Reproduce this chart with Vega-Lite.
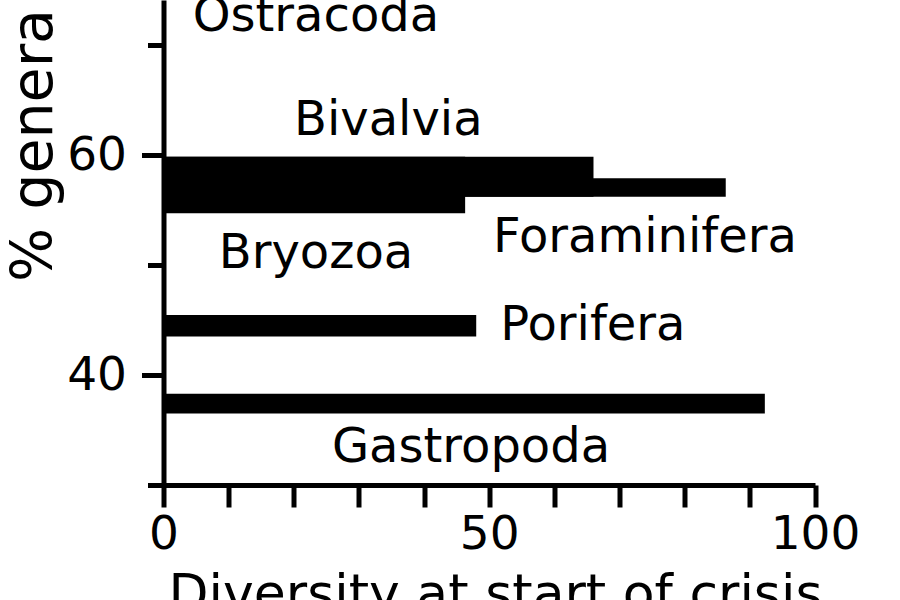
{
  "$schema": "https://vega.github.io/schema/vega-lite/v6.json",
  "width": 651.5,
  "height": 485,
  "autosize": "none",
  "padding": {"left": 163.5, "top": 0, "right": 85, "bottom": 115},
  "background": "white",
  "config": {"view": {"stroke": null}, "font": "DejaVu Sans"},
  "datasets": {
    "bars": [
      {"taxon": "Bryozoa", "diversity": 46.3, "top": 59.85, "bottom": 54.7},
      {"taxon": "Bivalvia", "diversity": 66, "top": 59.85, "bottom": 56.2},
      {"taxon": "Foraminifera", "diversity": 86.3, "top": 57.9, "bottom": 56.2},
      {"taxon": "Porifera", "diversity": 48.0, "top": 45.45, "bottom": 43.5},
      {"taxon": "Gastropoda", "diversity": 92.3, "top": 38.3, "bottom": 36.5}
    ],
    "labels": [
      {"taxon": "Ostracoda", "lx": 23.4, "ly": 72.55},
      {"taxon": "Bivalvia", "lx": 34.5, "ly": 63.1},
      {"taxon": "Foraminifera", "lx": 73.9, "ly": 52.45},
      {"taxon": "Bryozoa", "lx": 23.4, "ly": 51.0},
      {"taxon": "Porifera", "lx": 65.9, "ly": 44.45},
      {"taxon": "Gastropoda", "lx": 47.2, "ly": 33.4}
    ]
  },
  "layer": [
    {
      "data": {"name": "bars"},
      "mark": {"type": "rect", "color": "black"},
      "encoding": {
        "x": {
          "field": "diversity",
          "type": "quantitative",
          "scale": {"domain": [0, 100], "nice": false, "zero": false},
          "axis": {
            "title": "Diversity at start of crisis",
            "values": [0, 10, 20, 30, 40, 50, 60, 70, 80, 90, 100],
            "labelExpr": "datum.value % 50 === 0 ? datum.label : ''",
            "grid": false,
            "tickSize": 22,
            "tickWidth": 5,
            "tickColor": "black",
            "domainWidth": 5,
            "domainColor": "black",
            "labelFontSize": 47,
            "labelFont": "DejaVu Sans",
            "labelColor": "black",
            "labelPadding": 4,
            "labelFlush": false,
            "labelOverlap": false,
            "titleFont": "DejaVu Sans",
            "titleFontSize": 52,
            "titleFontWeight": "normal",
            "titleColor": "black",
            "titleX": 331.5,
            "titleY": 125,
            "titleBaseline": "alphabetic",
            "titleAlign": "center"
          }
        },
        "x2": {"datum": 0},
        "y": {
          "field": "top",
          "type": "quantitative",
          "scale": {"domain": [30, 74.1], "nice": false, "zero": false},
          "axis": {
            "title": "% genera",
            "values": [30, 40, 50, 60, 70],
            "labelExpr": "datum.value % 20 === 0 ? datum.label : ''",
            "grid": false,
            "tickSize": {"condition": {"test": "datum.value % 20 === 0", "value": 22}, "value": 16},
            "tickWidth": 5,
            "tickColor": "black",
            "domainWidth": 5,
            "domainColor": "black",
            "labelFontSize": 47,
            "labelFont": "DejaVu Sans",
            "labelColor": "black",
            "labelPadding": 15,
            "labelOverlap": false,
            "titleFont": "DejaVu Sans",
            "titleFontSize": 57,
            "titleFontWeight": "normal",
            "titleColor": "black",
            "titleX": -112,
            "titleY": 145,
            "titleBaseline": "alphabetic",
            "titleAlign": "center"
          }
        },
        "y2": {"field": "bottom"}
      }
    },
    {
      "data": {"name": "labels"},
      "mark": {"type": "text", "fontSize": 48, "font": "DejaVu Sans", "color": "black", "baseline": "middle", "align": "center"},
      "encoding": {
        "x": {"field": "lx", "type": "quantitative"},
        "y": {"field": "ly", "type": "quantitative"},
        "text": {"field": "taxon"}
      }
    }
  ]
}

--------

Transcribe the material exactly, and leave out whatever pictures it holds.

Complete output =>
Reproduce this chart with Vega-Lite.
{
  "$schema": "https://vega.github.io/schema/vega-lite/v6.json",
  "width": 651.5,
  "height": 485,
  "autosize": "none",
  "padding": {"left": 163.5, "top": 0, "right": 85, "bottom": 115},
  "background": "white",
  "config": {"view": {"stroke": null}, "font": "DejaVu Sans"},
  "datasets": {
    "bars": [
      {"taxon": "Bryozoa", "diversity": 46.3, "top": 59.85, "bottom": 54.7},
      {"taxon": "Bivalvia", "diversity": 66, "top": 59.85, "bottom": 56.2},
      {"taxon": "Foraminifera", "diversity": 86.3, "top": 57.9, "bottom": 56.2},
      {"taxon": "Porifera", "diversity": 48.0, "top": 45.45, "bottom": 43.5},
      {"taxon": "Gastropoda", "diversity": 92.3, "top": 38.3, "bottom": 36.5}
    ],
    "labels": [
      {"taxon": "Ostracoda", "lx": 23.4, "ly": 72.55},
      {"taxon": "Bivalvia", "lx": 34.5, "ly": 63.1},
      {"taxon": "Foraminifera", "lx": 73.9, "ly": 52.45},
      {"taxon": "Bryozoa", "lx": 23.4, "ly": 51.0},
      {"taxon": "Porifera", "lx": 65.9, "ly": 44.45},
      {"taxon": "Gastropoda", "lx": 47.2, "ly": 33.4}
    ]
  },
  "layer": [
    {
      "data": {"name": "bars"},
      "mark": {"type": "rect", "color": "black"},
      "encoding": {
        "x": {
          "field": "diversity",
          "type": "quantitative",
          "scale": {"domain": [0, 100], "nice": false, "zero": false},
          "axis": {
            "title": "Diversity at start of crisis",
            "values": [0, 10, 20, 30, 40, 50, 60, 70, 80, 90, 100],
            "labelExpr": "datum.value % 50 === 0 ? datum.label : ''",
            "grid": false,
            "tickSize": 22,
            "tickWidth": 5,
            "tickColor": "black",
            "domainWidth": 5,
            "domainColor": "black",
            "labelFontSize": 47,
            "labelFont": "DejaVu Sans",
            "labelColor": "black",
            "labelPadding": 4,
            "labelFlush": false,
            "labelOverlap": false,
            "titleFont": "DejaVu Sans",
            "titleFontSize": 52,
            "titleFontWeight": "normal",
            "titleColor": "black",
            "titleX": 331.5,
            "titleY": 125,
            "titleBaseline": "alphabetic",
            "titleAlign": "center"
          }
        },
        "x2": {"datum": 0},
        "y": {
          "field": "top",
          "type": "quantitative",
          "scale": {"domain": [30, 74.1], "nice": false, "zero": false},
          "axis": {
            "title": "% genera",
            "values": [30, 40, 50, 60, 70],
            "labelExpr": "datum.value % 20 === 0 ? datum.label : ''",
            "grid": false,
            "tickSize": {"condition": {"test": "datum.value % 20 === 0", "value": 22}, "value": 16},
            "tickWidth": 5,
            "tickColor": "black",
            "domainWidth": 5,
            "domainColor": "black",
            "labelFontSize": 47,
            "labelFont": "DejaVu Sans",
            "labelColor": "black",
            "labelPadding": 15,
            "labelOverlap": false,
            "titleFont": "DejaVu Sans",
            "titleFontSize": 57,
            "titleFontWeight": "normal",
            "titleColor": "black",
            "titleX": -112,
            "titleY": 145,
            "titleBaseline": "alphabetic",
            "titleAlign": "center"
          }
        },
        "y2": {"field": "bottom"}
      }
    },
    {
      "data": {"name": "labels"},
      "mark": {"type": "text", "fontSize": 48, "font": "DejaVu Sans", "color": "black", "baseline": "middle", "align": "center"},
      "encoding": {
        "x": {"field": "lx", "type": "quantitative"},
        "y": {"field": "ly", "type": "quantitative"},
        "text": {"field": "taxon"}
      }
    }
  ]
}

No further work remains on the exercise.